The VIP (10.0.0.30) is used as the endpoint for kubectl and all cluster communication.
MetalLB
MetalLB provides load balancing on bare metal (replacing the K3s built-in ServiceLB). It uses L2 mode (ARP) to announce the VIP:
apiVersion: metallb.io/v1beta1
kind: IPAddressPool
metadata:
name: metallb-pool
namespace: metallb
spec:
addresses:
- 10.0.0.60-10.0.0.62
---
apiVersion: metallb.io/v1beta1
kind: L2Advertisement
metadata:
name: metallb-l2
namespace: metallb
The address pool (10.0.0.60-10.0.0.62) is used for Kubernetes Services of type LoadBalancer.
Traefik
Traefik replaces the default K3s Traefik installation. It’s deployed via Helm with:
- Let’s Encrypt certificate resolver for automatic TLS
- HTTP to HTTPS redirect
- Custom buffer sizes for streaming workloads
apiVersion: traefik.io/v1alpha1
kind: IngressRoute
metadata:
name: dashboard
namespace: traefik
spec:
entryPoints:
- websecure
routes:
- match: Host(`traefik.example.com`)
kind: Rule
middlewares:
- name: tinyauth
namespace: tinyauth
services:
- name: api@internal
kind: TraefikService
tls:
certResolver: letsencrypt
Longhorn
Longhorn provides distributed block storage, essential for persistent workloads on a Pi cluster:
apiVersion: argoproj.io/v1alpha1
kind: Application
metadata:
name: longhorn
annotations:
argocd.argoproj.io/sync-wave: "-59"
spec:
chart: longhorn
repoURL: https://charts.longhorn.io
helm:
valuesObject:
preUpgradeChecker:
jobEnabled: false
Longhorn requires iSCSI, which must be installed on each node before deploying Longhorn:
# Run on each node
ssh user@node 'sudo apt-get update && sudo apt-get -y install open-iscsi'
ssh user@node 'sudo systemctl enable iscsid open-iscsi'
ssh user@node 'sudo systemctl restart iscsid open-iscsi'
tinyauth
tinyauth provides HTTP Basic authentication middleware for Traefik. It’s used to protect internal services:
apiVersion: traefik.io/v1alpha1
kind: Middleware
metadata:
name: tinyauth
namespace: tinyauth
spec:
forwardAuth:
address: https://auth.yourdomain.com/api/auth/traefik
Services that need authentication include the tinyauth middleware in their IngressRoute:
apiVersion: traefik.io/v1alpha1
kind: IngressRoute
metadata:
name: app-ingress
namespace: app
annotations:
argocd.argoproj.io/sync-wave: "6"
argocd.argoproj.io/sync-options: SkipDryRunOnMissingResource=true
spec:
entryPoints:
- websecure
routes:
- match: Host(`app.yourdomain.com`)
kind: Rule
services:
- name: app
port: 1234
middlewares:
- name: tinyauth
namespace: tinyauth
tls:
certResolver: letsencrypt
Reconciliation Flow
The GitOps reconciliation works as follows:
- Push to Git: A change is made to any file in your
app_of_apps/folder - ArgoCD detects: ArgoCD watches the repo and sees the change
- Sync: ArgoCD applies the change to the cluster
- Self-heal: If someone manually changes a resource that ArgoCD manages, ArgoCD will revert it (if
selfHeal: trueis set)
The app_of_apps/ folder uses a recursive directory structure - each subdirectory contains an app.yaml that defines an ArgoCD Application. This allows adding new infrastructure components simply by creating a new folder with an application manifest.
Destroy and Rebuild
To destroy the cluster, run the following on each node:
# On control plane nodes
ssh user@node '/usr/local/bin/k3s-uninstall.sh'
# On worker nodes
ssh user@node '/usr/local/bin/k3s-agent-uninstall.sh'
This removes K3s from each node while leaving the operating system intact. Delete your local kubeconfig file as well.

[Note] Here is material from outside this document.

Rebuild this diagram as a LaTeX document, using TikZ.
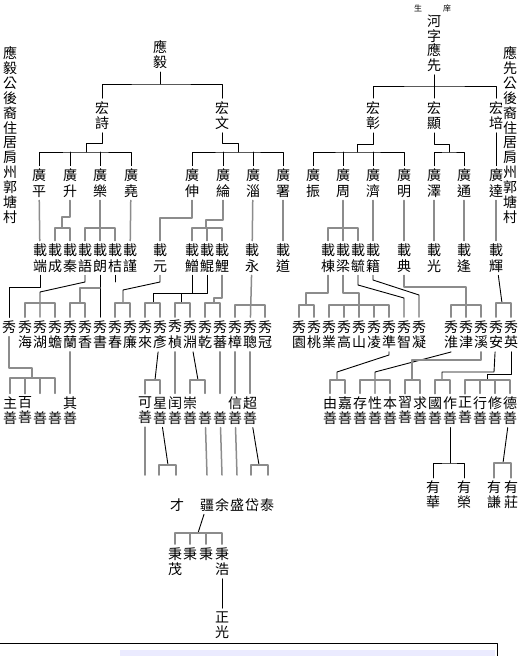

To rebuild, run the k3sup commands again, then re-install ArgoCD and apply your core Application. Since ArgoCD is the source of truth, it will restore all infrastructure and applications to their desired state.
Summary
This architecture provides:
- High availability: 3 control planes with kube-vip
- GitOps: Every piece of infrastructure is defined in Git, ArgoCD reconciles automatically
- Self-healing: Manual changes are reverted, cluster state always matches Git
- Repeatable: Destroy and rebuild in minutes
- Bare-metal capable: MetalLB for load balancing, Longhorn for storage
The cluster has been running reliably with this setup for years, and adding new services is as simple as adding a new YAML file to the repository.